## Start
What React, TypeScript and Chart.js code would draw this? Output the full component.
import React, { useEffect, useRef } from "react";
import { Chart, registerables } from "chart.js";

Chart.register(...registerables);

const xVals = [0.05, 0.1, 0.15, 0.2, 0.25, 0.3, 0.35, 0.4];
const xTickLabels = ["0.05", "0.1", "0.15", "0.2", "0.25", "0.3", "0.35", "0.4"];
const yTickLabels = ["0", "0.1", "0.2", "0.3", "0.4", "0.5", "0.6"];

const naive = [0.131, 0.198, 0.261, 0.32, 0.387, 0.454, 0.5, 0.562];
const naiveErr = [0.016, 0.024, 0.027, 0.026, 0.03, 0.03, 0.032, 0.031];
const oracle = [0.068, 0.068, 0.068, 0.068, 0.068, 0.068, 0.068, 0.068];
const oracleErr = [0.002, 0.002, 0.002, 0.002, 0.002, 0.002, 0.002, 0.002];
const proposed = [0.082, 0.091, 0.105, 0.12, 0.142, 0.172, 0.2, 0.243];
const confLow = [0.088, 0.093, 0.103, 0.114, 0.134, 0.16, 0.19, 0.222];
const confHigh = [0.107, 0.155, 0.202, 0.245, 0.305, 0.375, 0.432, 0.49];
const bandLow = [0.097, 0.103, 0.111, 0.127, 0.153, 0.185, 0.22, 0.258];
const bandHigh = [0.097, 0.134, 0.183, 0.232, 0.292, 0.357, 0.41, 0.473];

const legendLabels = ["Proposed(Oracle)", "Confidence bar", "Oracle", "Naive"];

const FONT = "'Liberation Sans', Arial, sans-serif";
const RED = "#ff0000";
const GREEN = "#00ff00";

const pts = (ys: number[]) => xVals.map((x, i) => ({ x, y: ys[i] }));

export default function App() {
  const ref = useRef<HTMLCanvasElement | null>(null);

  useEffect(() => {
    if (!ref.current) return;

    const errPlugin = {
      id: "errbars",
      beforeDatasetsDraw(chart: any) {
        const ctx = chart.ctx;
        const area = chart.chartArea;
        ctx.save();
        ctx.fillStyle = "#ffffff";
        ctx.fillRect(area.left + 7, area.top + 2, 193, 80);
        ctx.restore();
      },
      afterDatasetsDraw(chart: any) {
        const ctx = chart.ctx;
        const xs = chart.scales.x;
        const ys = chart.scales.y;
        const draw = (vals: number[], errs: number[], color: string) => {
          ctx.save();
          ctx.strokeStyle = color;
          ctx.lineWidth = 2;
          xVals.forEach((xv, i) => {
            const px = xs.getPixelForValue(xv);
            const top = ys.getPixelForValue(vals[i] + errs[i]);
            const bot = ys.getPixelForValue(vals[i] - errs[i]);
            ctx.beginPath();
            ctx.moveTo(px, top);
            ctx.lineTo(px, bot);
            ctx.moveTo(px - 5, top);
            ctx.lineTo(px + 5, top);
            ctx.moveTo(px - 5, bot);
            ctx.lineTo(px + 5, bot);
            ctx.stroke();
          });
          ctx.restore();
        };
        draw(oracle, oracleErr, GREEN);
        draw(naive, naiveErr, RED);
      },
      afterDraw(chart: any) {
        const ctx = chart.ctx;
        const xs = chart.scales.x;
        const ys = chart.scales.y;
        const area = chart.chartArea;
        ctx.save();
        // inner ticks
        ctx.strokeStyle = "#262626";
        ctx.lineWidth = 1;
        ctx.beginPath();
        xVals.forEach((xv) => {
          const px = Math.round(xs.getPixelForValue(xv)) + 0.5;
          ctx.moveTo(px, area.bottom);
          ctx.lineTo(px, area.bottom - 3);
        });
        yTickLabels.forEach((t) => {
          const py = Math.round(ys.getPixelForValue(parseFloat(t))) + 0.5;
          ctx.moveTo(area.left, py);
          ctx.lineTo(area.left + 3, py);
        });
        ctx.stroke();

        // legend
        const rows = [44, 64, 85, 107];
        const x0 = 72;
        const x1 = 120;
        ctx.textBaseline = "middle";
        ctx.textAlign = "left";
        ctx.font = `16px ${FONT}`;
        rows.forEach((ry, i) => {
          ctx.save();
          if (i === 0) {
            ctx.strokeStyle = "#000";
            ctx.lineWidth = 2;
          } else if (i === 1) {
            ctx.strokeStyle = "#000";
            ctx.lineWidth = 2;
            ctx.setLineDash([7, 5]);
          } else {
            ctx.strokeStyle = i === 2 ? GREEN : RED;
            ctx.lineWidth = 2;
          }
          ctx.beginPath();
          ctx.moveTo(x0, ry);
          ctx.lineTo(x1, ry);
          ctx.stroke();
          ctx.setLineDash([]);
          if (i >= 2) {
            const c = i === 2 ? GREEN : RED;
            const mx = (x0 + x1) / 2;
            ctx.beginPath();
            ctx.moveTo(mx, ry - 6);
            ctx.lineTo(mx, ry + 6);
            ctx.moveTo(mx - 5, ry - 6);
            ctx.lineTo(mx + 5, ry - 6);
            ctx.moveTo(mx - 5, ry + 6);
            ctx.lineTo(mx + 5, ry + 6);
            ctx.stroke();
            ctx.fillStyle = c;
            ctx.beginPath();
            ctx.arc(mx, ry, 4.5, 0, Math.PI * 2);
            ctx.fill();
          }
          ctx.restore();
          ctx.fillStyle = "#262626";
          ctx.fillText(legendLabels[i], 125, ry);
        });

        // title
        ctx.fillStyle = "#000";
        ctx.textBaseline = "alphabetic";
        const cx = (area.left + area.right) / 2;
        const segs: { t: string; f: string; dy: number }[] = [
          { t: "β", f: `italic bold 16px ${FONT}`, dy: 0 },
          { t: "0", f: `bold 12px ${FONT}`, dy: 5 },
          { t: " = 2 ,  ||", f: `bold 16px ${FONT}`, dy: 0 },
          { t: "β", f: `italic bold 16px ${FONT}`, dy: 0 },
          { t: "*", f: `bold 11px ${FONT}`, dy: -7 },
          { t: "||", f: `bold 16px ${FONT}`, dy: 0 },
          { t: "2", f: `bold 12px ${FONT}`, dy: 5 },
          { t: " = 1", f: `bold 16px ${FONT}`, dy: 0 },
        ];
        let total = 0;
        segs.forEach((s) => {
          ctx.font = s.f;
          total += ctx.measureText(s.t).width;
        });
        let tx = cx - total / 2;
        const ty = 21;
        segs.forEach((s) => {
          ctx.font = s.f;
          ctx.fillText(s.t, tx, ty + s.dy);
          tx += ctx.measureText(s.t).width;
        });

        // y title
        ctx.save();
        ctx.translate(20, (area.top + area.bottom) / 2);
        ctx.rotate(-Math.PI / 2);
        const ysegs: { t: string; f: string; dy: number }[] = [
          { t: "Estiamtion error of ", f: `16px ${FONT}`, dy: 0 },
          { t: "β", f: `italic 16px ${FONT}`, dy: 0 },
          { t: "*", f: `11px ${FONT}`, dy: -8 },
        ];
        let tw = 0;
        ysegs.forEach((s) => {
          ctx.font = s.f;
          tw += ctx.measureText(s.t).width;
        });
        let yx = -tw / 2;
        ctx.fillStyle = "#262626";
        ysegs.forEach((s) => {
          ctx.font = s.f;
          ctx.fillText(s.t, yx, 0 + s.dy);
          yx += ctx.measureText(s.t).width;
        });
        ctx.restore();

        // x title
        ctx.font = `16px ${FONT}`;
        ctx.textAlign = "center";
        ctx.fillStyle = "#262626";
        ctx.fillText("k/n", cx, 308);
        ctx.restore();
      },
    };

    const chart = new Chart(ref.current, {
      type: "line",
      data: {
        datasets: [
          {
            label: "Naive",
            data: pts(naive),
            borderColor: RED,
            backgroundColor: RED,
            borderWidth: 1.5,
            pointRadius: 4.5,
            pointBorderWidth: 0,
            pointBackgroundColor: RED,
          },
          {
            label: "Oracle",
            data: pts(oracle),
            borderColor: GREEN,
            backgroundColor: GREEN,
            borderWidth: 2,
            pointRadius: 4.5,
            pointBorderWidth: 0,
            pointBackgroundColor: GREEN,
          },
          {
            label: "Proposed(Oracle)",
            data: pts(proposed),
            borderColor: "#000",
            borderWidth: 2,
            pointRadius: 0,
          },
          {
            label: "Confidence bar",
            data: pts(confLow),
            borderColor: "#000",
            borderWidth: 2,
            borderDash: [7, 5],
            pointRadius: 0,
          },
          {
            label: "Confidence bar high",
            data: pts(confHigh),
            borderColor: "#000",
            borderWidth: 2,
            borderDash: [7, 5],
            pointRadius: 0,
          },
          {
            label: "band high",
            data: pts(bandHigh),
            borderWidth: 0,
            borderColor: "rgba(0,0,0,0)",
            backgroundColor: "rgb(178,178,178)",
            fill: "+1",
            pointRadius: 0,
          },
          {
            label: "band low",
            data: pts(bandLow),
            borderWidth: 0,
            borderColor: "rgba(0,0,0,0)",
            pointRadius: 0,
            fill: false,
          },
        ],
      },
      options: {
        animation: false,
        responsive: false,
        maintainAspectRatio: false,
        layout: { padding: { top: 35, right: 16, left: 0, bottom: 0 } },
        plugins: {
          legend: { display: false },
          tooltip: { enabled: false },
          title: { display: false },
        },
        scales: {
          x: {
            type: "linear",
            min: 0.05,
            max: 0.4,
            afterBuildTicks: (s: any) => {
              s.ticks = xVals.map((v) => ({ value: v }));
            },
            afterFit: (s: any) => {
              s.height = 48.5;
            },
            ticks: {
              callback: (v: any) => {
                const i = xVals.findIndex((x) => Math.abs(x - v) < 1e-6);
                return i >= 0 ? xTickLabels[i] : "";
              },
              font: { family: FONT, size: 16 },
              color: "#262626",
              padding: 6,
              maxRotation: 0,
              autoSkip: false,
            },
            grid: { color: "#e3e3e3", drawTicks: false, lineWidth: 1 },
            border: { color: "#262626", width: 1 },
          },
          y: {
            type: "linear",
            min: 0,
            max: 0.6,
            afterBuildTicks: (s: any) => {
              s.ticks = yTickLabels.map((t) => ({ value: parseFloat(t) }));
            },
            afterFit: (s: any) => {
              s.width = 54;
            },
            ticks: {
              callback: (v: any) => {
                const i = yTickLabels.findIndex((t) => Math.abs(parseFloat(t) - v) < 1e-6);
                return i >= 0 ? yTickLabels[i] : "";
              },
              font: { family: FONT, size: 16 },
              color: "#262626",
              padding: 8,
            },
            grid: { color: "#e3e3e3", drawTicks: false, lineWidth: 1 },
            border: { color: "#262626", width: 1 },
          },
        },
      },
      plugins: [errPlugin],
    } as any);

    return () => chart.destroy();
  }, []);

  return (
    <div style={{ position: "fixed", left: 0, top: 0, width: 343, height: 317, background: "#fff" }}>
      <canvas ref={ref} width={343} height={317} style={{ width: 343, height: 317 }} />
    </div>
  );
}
## End
● STATED GOAL
Exactly as they appear, please write out the lines from the opening of the listing above down to the line containing "const ref = useRef<HTMLCanvasElement", with both end lines included.

● TASK RESULT
What React, TypeScript and Chart.js code would draw this? Output the full component.
import React, { useEffect, useRef } from "react";
import { Chart, registerables } from "chart.js";

Chart.register(...registerables);

const xVals = [0.05, 0.1, 0.15, 0.2, 0.25, 0.3, 0.35, 0.4];
const xTickLabels = ["0.05", "0.1", "0.15", "0.2", "0.25", "0.3", "0.35", "0.4"];
const yTickLabels = ["0", "0.1", "0.2", "0.3", "0.4", "0.5", "0.6"];

const naive = [0.131, 0.198, 0.261, 0.32, 0.387, 0.454, 0.5, 0.562];
const naiveErr = [0.016, 0.024, 0.027, 0.026, 0.03, 0.03, 0.032, 0.031];
const oracle = [0.068, 0.068, 0.068, 0.068, 0.068, 0.068, 0.068, 0.068];
const oracleErr = [0.002, 0.002, 0.002, 0.002, 0.002, 0.002, 0.002, 0.002];
const proposed = [0.082, 0.091, 0.105, 0.12, 0.142, 0.172, 0.2, 0.243];
const confLow = [0.088, 0.093, 0.103, 0.114, 0.134, 0.16, 0.19, 0.222];
const confHigh = [0.107, 0.155, 0.202, 0.245, 0.305, 0.375, 0.432, 0.49];
const bandLow = [0.097, 0.103, 0.111, 0.127, 0.153, 0.185, 0.22, 0.258];
const bandHigh = [0.097, 0.134, 0.183, 0.232, 0.292, 0.357, 0.41, 0.473];

const legendLabels = ["Proposed(Oracle)", "Confidence bar", "Oracle", "Naive"];

const FONT = "'Liberation Sans', Arial, sans-serif";
const RED = "#ff0000";
const GREEN = "#00ff00";

const pts = (ys: number[]) => xVals.map((x, i) => ({ x, y: ys[i] }));

export default function App() {
  const ref = useRef<HTMLCanvasElement | null>(null);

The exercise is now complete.